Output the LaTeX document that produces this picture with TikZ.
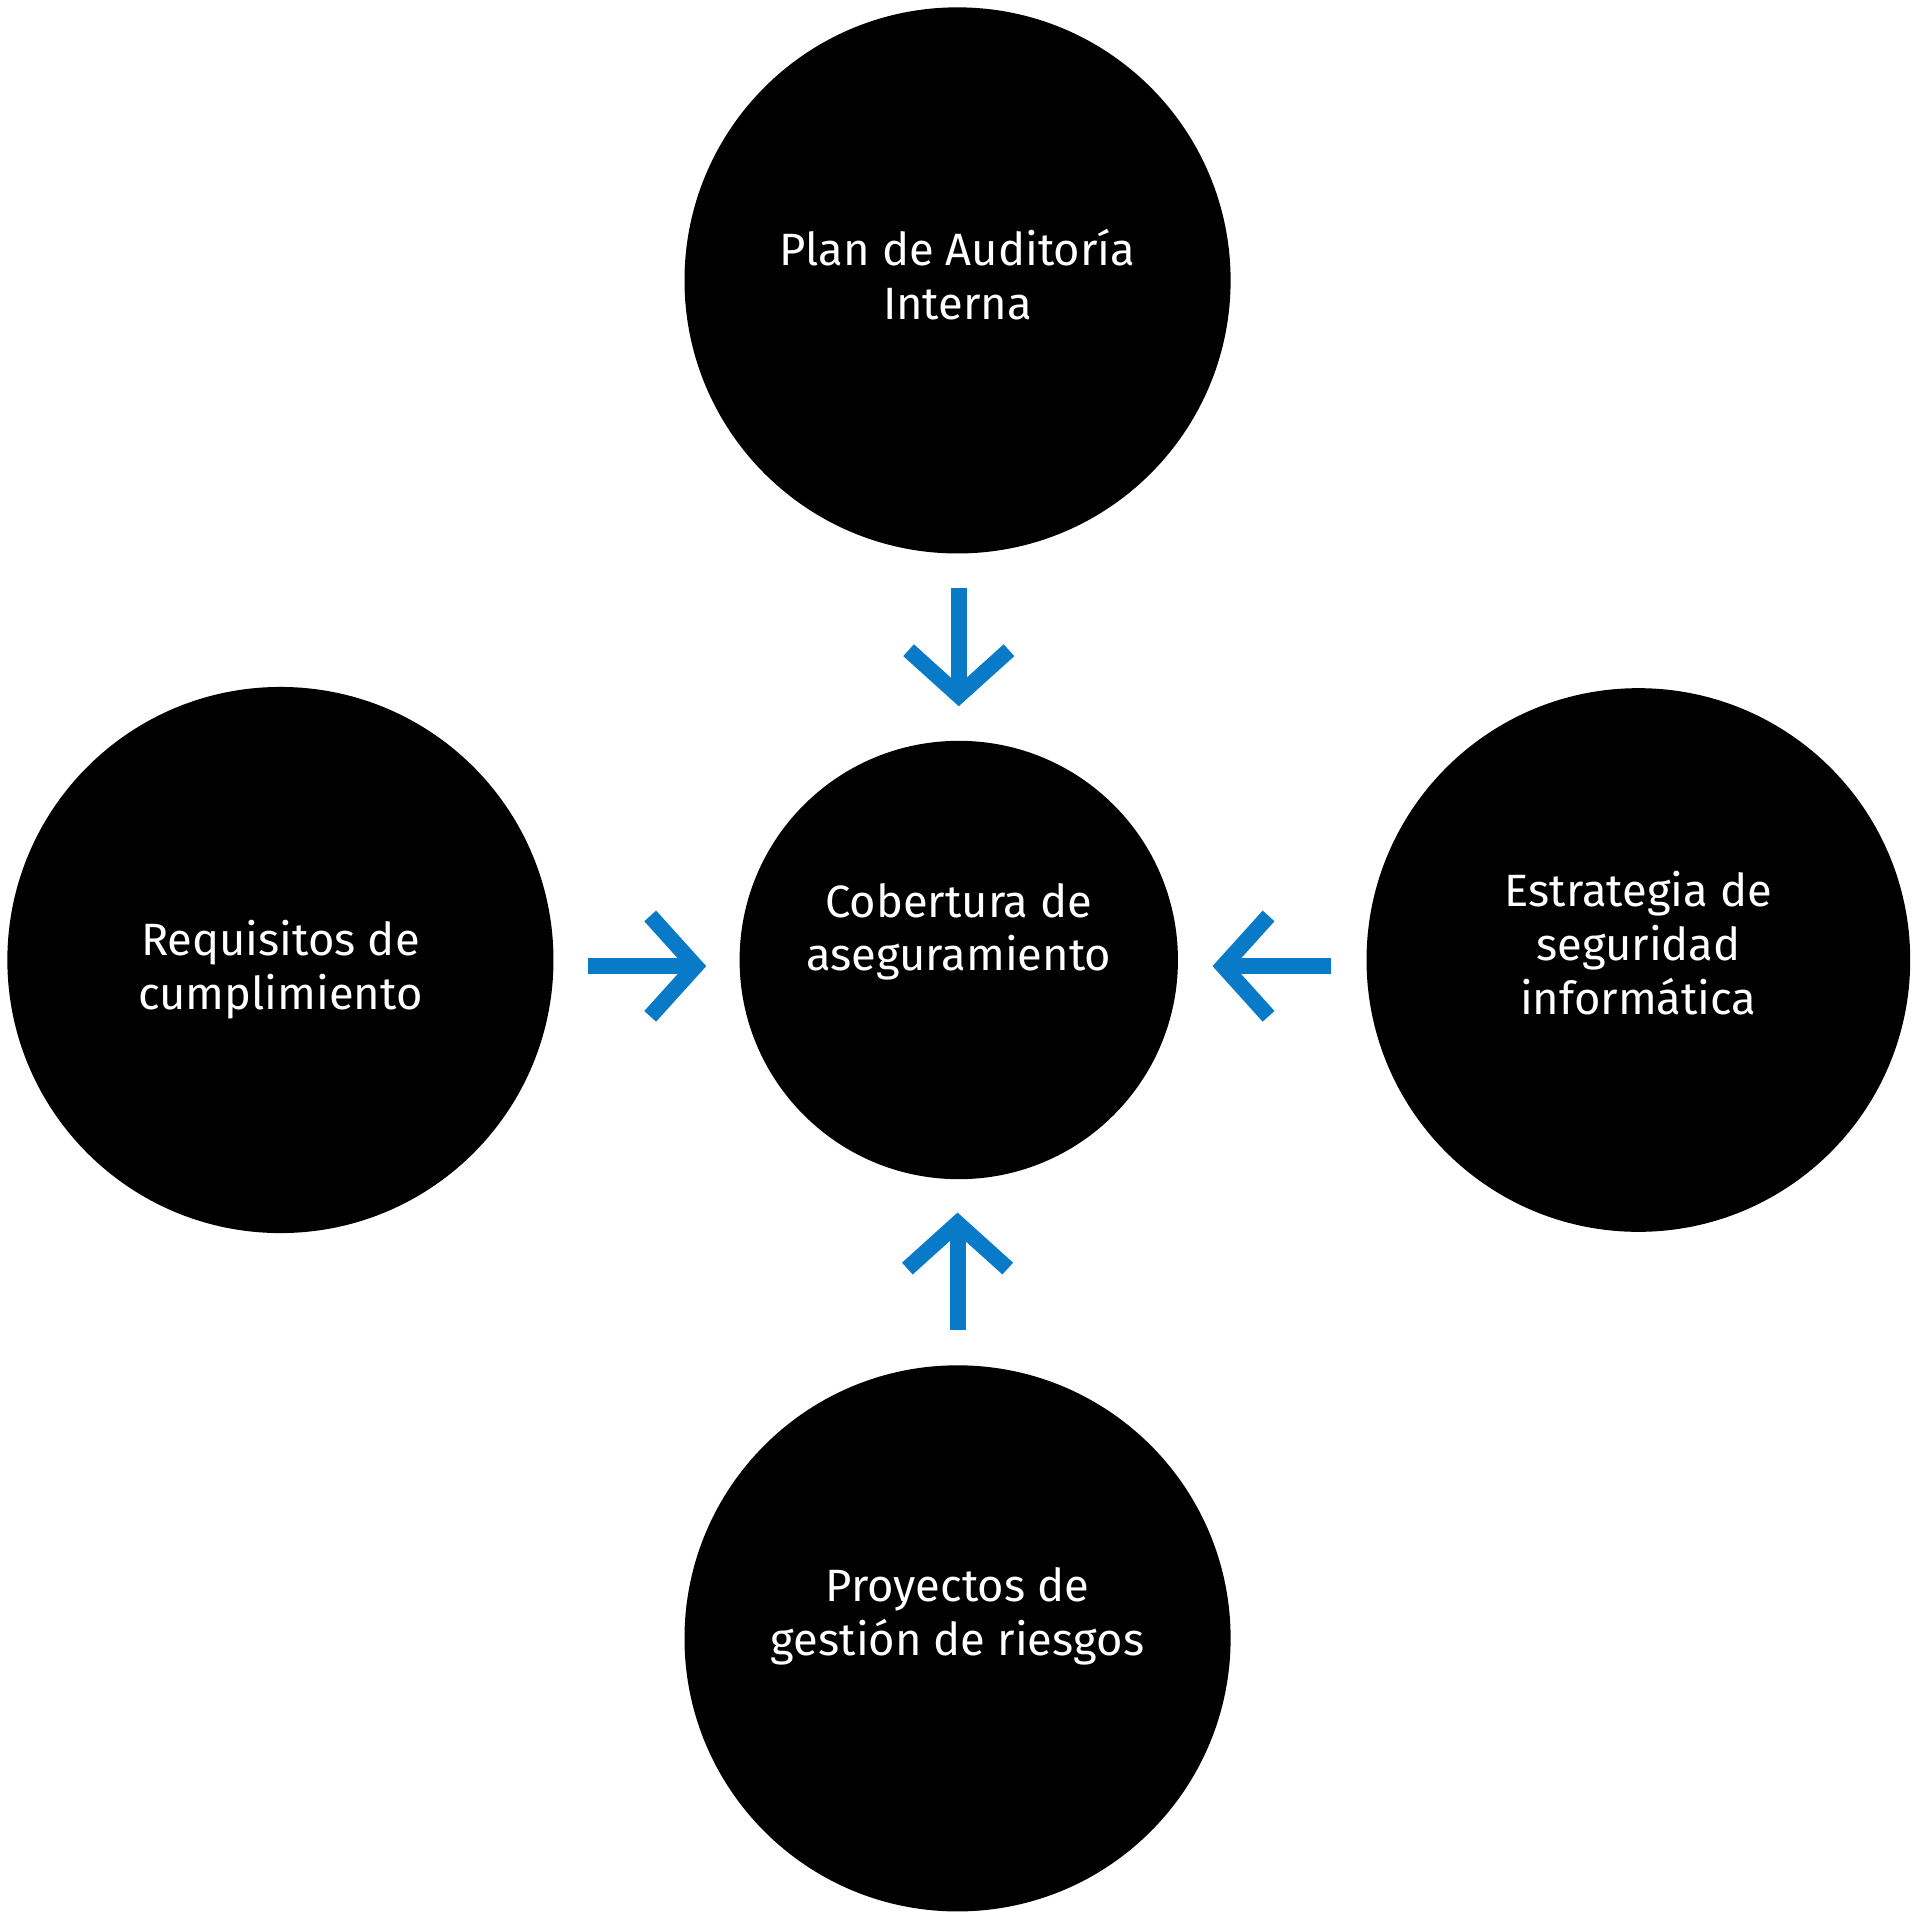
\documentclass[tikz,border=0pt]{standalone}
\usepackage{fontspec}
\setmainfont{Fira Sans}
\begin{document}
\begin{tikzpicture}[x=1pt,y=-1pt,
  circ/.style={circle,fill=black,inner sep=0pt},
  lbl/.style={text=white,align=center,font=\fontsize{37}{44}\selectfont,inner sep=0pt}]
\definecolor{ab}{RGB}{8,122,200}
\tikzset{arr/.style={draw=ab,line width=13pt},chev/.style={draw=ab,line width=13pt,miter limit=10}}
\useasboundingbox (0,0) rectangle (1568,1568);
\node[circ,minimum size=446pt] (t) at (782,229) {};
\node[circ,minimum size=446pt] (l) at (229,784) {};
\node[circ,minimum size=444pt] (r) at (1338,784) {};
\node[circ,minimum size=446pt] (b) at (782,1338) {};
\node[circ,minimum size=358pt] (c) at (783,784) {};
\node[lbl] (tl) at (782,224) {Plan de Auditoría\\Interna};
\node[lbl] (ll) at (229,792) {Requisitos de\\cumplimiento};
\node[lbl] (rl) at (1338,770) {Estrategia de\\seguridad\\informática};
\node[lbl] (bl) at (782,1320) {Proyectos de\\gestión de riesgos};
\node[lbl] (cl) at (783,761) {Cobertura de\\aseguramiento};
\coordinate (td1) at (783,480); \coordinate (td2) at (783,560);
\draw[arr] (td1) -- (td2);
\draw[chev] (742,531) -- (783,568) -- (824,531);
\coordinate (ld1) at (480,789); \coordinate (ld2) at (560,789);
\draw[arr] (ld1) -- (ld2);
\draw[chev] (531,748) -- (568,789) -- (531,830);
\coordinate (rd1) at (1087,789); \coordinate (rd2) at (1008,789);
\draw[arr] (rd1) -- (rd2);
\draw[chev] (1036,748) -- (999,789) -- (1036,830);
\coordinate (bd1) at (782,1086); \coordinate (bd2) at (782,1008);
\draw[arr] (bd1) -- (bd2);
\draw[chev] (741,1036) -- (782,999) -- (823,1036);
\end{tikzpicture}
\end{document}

- - -

TO DO >>
Repeat the lines above exactly, and keep every picture out.

RESPONSE TO THIS TASK >>
Output the LaTeX document that produces this picture with TikZ.
\documentclass[tikz,border=0pt]{standalone}
\usepackage{fontspec}
\setmainfont{Fira Sans}
\begin{document}
\begin{tikzpicture}[x=1pt,y=-1pt,
  circ/.style={circle,fill=black,inner sep=0pt},
  lbl/.style={text=white,align=center,font=\fontsize{37}{44}\selectfont,inner sep=0pt}]
\definecolor{ab}{RGB}{8,122,200}
\tikzset{arr/.style={draw=ab,line width=13pt},chev/.style={draw=ab,line width=13pt,miter limit=10}}
\useasboundingbox (0,0) rectangle (1568,1568);
\node[circ,minimum size=446pt] (t) at (782,229) {};
\node[circ,minimum size=446pt] (l) at (229,784) {};
\node[circ,minimum size=444pt] (r) at (1338,784) {};
\node[circ,minimum size=446pt] (b) at (782,1338) {};
\node[circ,minimum size=358pt] (c) at (783,784) {};
\node[lbl] (tl) at (782,224) {Plan de Auditoría\\Interna};
\node[lbl] (ll) at (229,792) {Requisitos de\\cumplimiento};
\node[lbl] (rl) at (1338,770) {Estrategia de\\seguridad\\informática};
\node[lbl] (bl) at (782,1320) {Proyectos de\\gestión de riesgos};
\node[lbl] (cl) at (783,761) {Cobertura de\\aseguramiento};
\coordinate (td1) at (783,480); \coordinate (td2) at (783,560);
\draw[arr] (td1) -- (td2);
\draw[chev] (742,531) -- (783,568) -- (824,531);
\coordinate (ld1) at (480,789); \coordinate (ld2) at (560,789);
\draw[arr] (ld1) -- (ld2);
\draw[chev] (531,748) -- (568,789) -- (531,830);
\coordinate (rd1) at (1087,789); \coordinate (rd2) at (1008,789);
\draw[arr] (rd1) -- (rd2);
\draw[chev] (1036,748) -- (999,789) -- (1036,830);
\coordinate (bd1) at (782,1086); \coordinate (bd2) at (782,1008);
\draw[arr] (bd1) -- (bd2);
\draw[chev] (741,1036) -- (782,999) -- (823,1036);
\end{tikzpicture}
\end{document}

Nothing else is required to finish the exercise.